**Task directions**:
All of the listing below must be repeated word for word. Pictures are the only thing to omit.

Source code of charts
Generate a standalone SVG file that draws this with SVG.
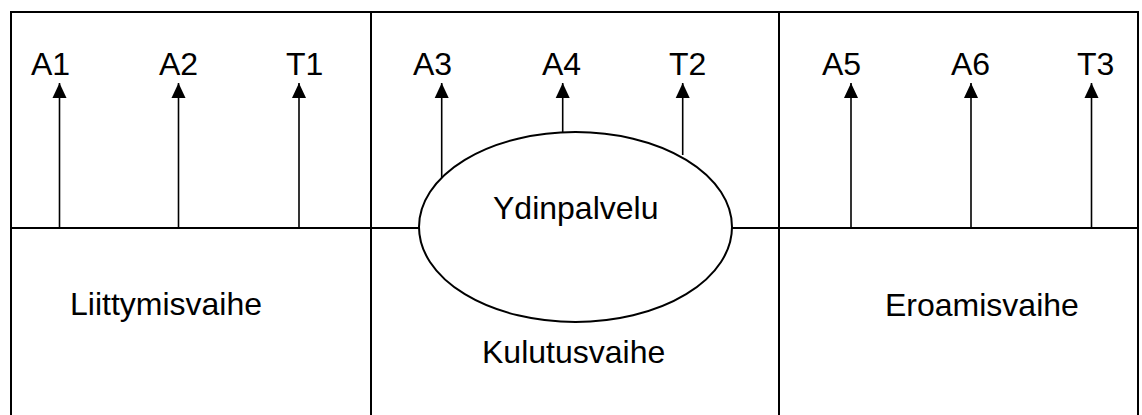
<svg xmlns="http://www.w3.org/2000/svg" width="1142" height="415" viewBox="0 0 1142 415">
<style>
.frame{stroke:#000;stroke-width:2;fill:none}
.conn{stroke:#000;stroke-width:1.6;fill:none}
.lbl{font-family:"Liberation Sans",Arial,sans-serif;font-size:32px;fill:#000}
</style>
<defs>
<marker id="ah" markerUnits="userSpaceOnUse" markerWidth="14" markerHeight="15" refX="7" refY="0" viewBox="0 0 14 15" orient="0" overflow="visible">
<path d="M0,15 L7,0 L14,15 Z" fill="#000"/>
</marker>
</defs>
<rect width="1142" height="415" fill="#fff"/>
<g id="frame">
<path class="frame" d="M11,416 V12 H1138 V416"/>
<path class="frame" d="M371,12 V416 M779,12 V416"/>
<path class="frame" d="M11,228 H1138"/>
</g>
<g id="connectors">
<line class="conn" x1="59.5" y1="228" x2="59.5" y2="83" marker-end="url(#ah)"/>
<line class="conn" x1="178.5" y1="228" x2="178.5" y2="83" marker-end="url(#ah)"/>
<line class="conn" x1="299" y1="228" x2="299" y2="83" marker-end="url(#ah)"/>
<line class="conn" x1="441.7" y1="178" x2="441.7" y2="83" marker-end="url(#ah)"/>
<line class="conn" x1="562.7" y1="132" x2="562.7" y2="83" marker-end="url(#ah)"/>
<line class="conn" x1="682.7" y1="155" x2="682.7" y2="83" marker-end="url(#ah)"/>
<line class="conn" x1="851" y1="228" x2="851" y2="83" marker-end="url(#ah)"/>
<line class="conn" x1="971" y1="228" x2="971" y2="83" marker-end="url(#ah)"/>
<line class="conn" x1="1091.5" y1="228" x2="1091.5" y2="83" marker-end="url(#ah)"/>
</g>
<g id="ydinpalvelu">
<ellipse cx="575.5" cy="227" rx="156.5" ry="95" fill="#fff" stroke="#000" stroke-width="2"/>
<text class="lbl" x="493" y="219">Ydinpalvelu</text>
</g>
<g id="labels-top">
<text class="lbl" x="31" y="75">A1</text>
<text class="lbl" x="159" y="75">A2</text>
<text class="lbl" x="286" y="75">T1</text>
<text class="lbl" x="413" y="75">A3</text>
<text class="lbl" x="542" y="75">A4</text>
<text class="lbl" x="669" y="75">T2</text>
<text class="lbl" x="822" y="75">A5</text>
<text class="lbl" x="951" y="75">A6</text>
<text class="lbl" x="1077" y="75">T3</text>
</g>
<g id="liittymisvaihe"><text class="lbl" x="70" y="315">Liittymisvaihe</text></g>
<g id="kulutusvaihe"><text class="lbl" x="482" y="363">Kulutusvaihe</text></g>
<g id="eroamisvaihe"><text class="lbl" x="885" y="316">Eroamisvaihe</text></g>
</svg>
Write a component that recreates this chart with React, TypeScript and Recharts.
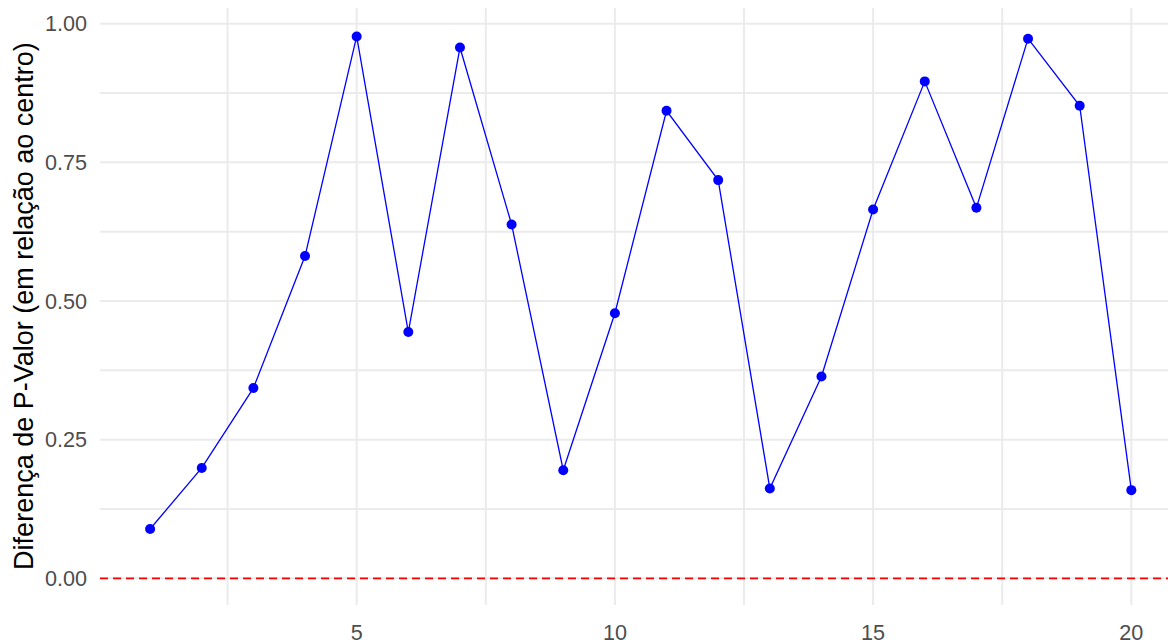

**Completed task**:
Generate a standalone SVG file that draws this with SVG.
<svg xmlns="http://www.w3.org/2000/svg" width="1142" height="415" viewBox="0 0 1142 415">
<style>
.frame{stroke:#000;stroke-width:2;fill:none}
.conn{stroke:#000;stroke-width:1.6;fill:none}
.lbl{font-family:"Liberation Sans",Arial,sans-serif;font-size:32px;fill:#000}
</style>
<defs>
<marker id="ah" markerUnits="userSpaceOnUse" markerWidth="14" markerHeight="15" refX="7" refY="0" viewBox="0 0 14 15" orient="0" overflow="visible">
<path d="M0,15 L7,0 L14,15 Z" fill="#000"/>
</marker>
</defs>
<rect width="1142" height="415" fill="#fff"/>
<g id="frame">
<path class="frame" d="M11,416 V12 H1138 V416"/>
<path class="frame" d="M371,12 V416 M779,12 V416"/>
<path class="frame" d="M11,228 H1138"/>
</g>
<g id="connectors">
<line class="conn" x1="59.5" y1="228" x2="59.5" y2="83" marker-end="url(#ah)"/>
<line class="conn" x1="178.5" y1="228" x2="178.5" y2="83" marker-end="url(#ah)"/>
<line class="conn" x1="299" y1="228" x2="299" y2="83" marker-end="url(#ah)"/>
<line class="conn" x1="441.7" y1="178" x2="441.7" y2="83" marker-end="url(#ah)"/>
<line class="conn" x1="562.7" y1="132" x2="562.7" y2="83" marker-end="url(#ah)"/>
<line class="conn" x1="682.7" y1="155" x2="682.7" y2="83" marker-end="url(#ah)"/>
<line class="conn" x1="851" y1="228" x2="851" y2="83" marker-end="url(#ah)"/>
<line class="conn" x1="971" y1="228" x2="971" y2="83" marker-end="url(#ah)"/>
<line class="conn" x1="1091.5" y1="228" x2="1091.5" y2="83" marker-end="url(#ah)"/>
</g>
<g id="ydinpalvelu">
<ellipse cx="575.5" cy="227" rx="156.5" ry="95" fill="#fff" stroke="#000" stroke-width="2"/>
<text class="lbl" x="493" y="219">Ydinpalvelu</text>
</g>
<g id="labels-top">
<text class="lbl" x="31" y="75">A1</text>
<text class="lbl" x="159" y="75">A2</text>
<text class="lbl" x="286" y="75">T1</text>
<text class="lbl" x="413" y="75">A3</text>
<text class="lbl" x="542" y="75">A4</text>
<text class="lbl" x="669" y="75">T2</text>
<text class="lbl" x="822" y="75">A5</text>
<text class="lbl" x="951" y="75">A6</text>
<text class="lbl" x="1077" y="75">T3</text>
</g>
<g id="liittymisvaihe"><text class="lbl" x="70" y="315">Liittymisvaihe</text></g>
<g id="kulutusvaihe"><text class="lbl" x="482" y="363">Kulutusvaihe</text></g>
<g id="eroamisvaihe"><text class="lbl" x="885" y="316">Eroamisvaihe</text></g>
</svg>
Write a component that recreates this chart with React, TypeScript and Recharts.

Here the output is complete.